§ Given request: Produce an exact transcription of the listing below, omitting the pictures.
═══ Data segment ═══
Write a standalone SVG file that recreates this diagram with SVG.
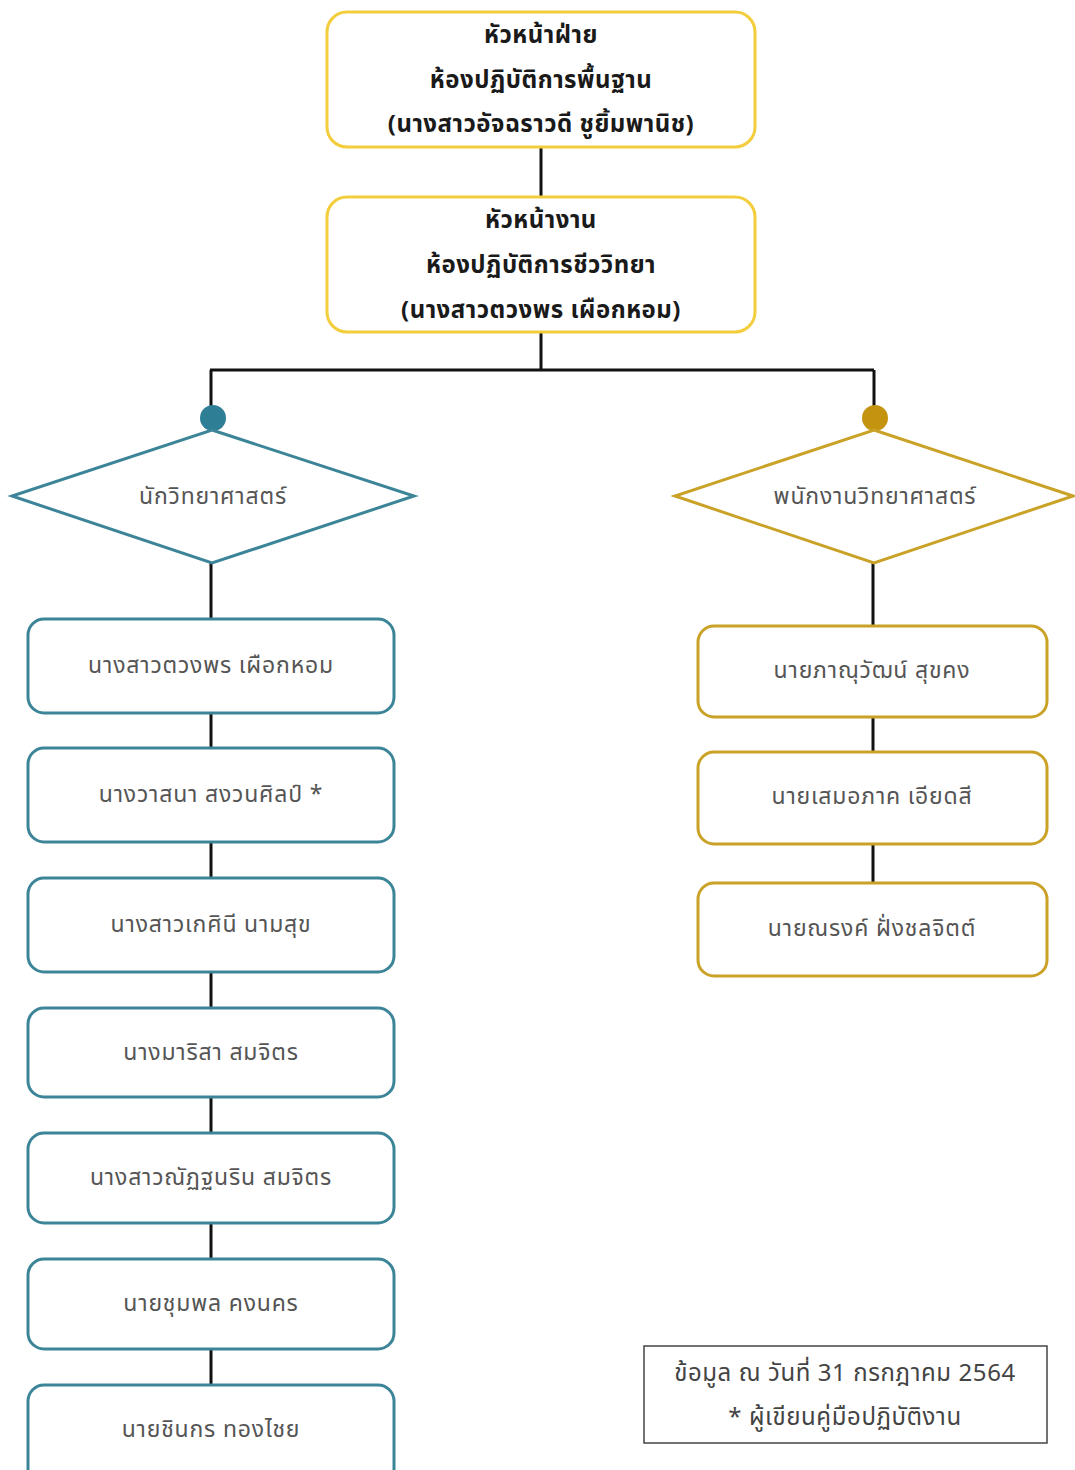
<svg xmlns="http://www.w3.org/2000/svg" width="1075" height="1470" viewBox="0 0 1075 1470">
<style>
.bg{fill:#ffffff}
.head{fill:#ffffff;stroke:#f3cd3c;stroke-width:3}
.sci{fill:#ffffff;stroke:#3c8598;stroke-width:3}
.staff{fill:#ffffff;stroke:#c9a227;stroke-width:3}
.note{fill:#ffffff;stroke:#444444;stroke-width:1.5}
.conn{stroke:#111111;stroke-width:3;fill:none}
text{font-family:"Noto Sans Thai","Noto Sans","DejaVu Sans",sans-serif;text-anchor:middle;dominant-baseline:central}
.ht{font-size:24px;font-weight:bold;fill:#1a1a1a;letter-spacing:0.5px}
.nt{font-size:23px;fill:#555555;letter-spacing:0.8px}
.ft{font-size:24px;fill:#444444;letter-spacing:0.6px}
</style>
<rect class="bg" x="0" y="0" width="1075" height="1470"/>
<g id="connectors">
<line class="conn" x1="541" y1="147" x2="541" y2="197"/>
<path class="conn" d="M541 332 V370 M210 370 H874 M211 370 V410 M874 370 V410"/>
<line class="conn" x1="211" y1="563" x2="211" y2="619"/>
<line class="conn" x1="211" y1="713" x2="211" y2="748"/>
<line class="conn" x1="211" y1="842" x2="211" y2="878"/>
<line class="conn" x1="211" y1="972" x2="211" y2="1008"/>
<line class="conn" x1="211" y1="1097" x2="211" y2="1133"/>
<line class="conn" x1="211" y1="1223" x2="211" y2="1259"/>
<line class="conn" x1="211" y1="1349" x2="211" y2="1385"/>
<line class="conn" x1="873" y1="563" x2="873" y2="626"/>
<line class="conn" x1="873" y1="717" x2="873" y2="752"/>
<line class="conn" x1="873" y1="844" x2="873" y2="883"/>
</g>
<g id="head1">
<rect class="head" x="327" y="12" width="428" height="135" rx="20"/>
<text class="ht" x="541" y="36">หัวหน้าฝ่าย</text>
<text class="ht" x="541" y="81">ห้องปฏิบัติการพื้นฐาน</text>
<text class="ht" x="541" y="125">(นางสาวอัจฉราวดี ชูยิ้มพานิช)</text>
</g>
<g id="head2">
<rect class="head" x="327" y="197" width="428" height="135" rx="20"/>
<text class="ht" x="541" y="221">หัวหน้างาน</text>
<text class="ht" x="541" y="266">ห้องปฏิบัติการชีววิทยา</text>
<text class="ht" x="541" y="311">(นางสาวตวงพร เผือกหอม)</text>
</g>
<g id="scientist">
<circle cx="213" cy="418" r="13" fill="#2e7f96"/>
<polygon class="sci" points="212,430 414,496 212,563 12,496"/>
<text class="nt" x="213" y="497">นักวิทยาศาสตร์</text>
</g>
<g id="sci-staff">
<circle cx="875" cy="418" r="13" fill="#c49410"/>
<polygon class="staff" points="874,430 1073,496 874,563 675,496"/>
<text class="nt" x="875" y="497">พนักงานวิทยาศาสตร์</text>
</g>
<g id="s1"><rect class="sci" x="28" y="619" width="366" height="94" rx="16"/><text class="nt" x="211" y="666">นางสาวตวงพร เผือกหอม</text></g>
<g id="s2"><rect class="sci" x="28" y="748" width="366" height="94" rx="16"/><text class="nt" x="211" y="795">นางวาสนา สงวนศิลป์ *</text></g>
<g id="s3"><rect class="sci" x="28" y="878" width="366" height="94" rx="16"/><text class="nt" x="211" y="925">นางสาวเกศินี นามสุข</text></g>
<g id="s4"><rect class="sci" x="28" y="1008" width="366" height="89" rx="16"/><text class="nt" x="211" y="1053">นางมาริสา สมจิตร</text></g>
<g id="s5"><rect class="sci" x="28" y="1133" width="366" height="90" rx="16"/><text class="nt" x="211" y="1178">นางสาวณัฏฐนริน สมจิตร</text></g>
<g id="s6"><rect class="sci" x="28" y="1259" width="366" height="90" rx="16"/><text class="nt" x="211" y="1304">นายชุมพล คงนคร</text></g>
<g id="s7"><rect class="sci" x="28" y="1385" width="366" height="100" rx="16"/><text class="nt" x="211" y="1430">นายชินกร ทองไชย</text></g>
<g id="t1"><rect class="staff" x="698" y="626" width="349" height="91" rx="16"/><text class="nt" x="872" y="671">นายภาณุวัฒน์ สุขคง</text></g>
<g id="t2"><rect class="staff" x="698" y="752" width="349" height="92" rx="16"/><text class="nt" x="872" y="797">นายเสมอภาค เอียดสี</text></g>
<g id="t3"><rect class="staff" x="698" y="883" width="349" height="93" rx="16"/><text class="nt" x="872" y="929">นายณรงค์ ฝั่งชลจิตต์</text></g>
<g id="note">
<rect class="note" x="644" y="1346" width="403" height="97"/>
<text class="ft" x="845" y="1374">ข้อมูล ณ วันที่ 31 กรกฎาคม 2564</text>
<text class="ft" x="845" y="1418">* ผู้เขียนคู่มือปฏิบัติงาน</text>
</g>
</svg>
═══
§ Answer to the exercise:
Write a standalone SVG file that recreates this diagram with SVG.
<svg xmlns="http://www.w3.org/2000/svg" width="1075" height="1470" viewBox="0 0 1075 1470">
<style>
.bg{fill:#ffffff}
.head{fill:#ffffff;stroke:#f3cd3c;stroke-width:3}
.sci{fill:#ffffff;stroke:#3c8598;stroke-width:3}
.staff{fill:#ffffff;stroke:#c9a227;stroke-width:3}
.note{fill:#ffffff;stroke:#444444;stroke-width:1.5}
.conn{stroke:#111111;stroke-width:3;fill:none}
text{font-family:"Noto Sans Thai","Noto Sans","DejaVu Sans",sans-serif;text-anchor:middle;dominant-baseline:central}
.ht{font-size:24px;font-weight:bold;fill:#1a1a1a;letter-spacing:0.5px}
.nt{font-size:23px;fill:#555555;letter-spacing:0.8px}
.ft{font-size:24px;fill:#444444;letter-spacing:0.6px}
</style>
<rect class="bg" x="0" y="0" width="1075" height="1470"/>
<g id="connectors">
<line class="conn" x1="541" y1="147" x2="541" y2="197"/>
<path class="conn" d="M541 332 V370 M210 370 H874 M211 370 V410 M874 370 V410"/>
<line class="conn" x1="211" y1="563" x2="211" y2="619"/>
<line class="conn" x1="211" y1="713" x2="211" y2="748"/>
<line class="conn" x1="211" y1="842" x2="211" y2="878"/>
<line class="conn" x1="211" y1="972" x2="211" y2="1008"/>
<line class="conn" x1="211" y1="1097" x2="211" y2="1133"/>
<line class="conn" x1="211" y1="1223" x2="211" y2="1259"/>
<line class="conn" x1="211" y1="1349" x2="211" y2="1385"/>
<line class="conn" x1="873" y1="563" x2="873" y2="626"/>
<line class="conn" x1="873" y1="717" x2="873" y2="752"/>
<line class="conn" x1="873" y1="844" x2="873" y2="883"/>
</g>
<g id="head1">
<rect class="head" x="327" y="12" width="428" height="135" rx="20"/>
<text class="ht" x="541" y="36">หัวหน้าฝ่าย</text>
<text class="ht" x="541" y="81">ห้องปฏิบัติการพื้นฐาน</text>
<text class="ht" x="541" y="125">(นางสาวอัจฉราวดี ชูยิ้มพานิช)</text>
</g>
<g id="head2">
<rect class="head" x="327" y="197" width="428" height="135" rx="20"/>
<text class="ht" x="541" y="221">หัวหน้างาน</text>
<text class="ht" x="541" y="266">ห้องปฏิบัติการชีววิทยา</text>
<text class="ht" x="541" y="311">(นางสาวตวงพร เผือกหอม)</text>
</g>
<g id="scientist">
<circle cx="213" cy="418" r="13" fill="#2e7f96"/>
<polygon class="sci" points="212,430 414,496 212,563 12,496"/>
<text class="nt" x="213" y="497">นักวิทยาศาสตร์</text>
</g>
<g id="sci-staff">
<circle cx="875" cy="418" r="13" fill="#c49410"/>
<polygon class="staff" points="874,430 1073,496 874,563 675,496"/>
<text class="nt" x="875" y="497">พนักงานวิทยาศาสตร์</text>
</g>
<g id="s1"><rect class="sci" x="28" y="619" width="366" height="94" rx="16"/><text class="nt" x="211" y="666">นางสาวตวงพร เผือกหอม</text></g>
<g id="s2"><rect class="sci" x="28" y="748" width="366" height="94" rx="16"/><text class="nt" x="211" y="795">นางวาสนา สงวนศิลป์ *</text></g>
<g id="s3"><rect class="sci" x="28" y="878" width="366" height="94" rx="16"/><text class="nt" x="211" y="925">นางสาวเกศินี นามสุข</text></g>
<g id="s4"><rect class="sci" x="28" y="1008" width="366" height="89" rx="16"/><text class="nt" x="211" y="1053">นางมาริสา สมจิตร</text></g>
<g id="s5"><rect class="sci" x="28" y="1133" width="366" height="90" rx="16"/><text class="nt" x="211" y="1178">นางสาวณัฏฐนริน สมจิตร</text></g>
<g id="s6"><rect class="sci" x="28" y="1259" width="366" height="90" rx="16"/><text class="nt" x="211" y="1304">นายชุมพล คงนคร</text></g>
<g id="s7"><rect class="sci" x="28" y="1385" width="366" height="100" rx="16"/><text class="nt" x="211" y="1430">นายชินกร ทองไชย</text></g>
<g id="t1"><rect class="staff" x="698" y="626" width="349" height="91" rx="16"/><text class="nt" x="872" y="671">นายภาณุวัฒน์ สุขคง</text></g>
<g id="t2"><rect class="staff" x="698" y="752" width="349" height="92" rx="16"/><text class="nt" x="872" y="797">นายเสมอภาค เอียดสี</text></g>
<g id="t3"><rect class="staff" x="698" y="883" width="349" height="93" rx="16"/><text class="nt" x="872" y="929">นายณรงค์ ฝั่งชลจิตต์</text></g>
<g id="note">
<rect class="note" x="644" y="1346" width="403" height="97"/>
<text class="ft" x="845" y="1374">ข้อมูล ณ วันที่ 31 กรกฎาคม 2564</text>
<text class="ft" x="845" y="1418">* ผู้เขียนคู่มือปฏิบัติงาน</text>
</g>
</svg>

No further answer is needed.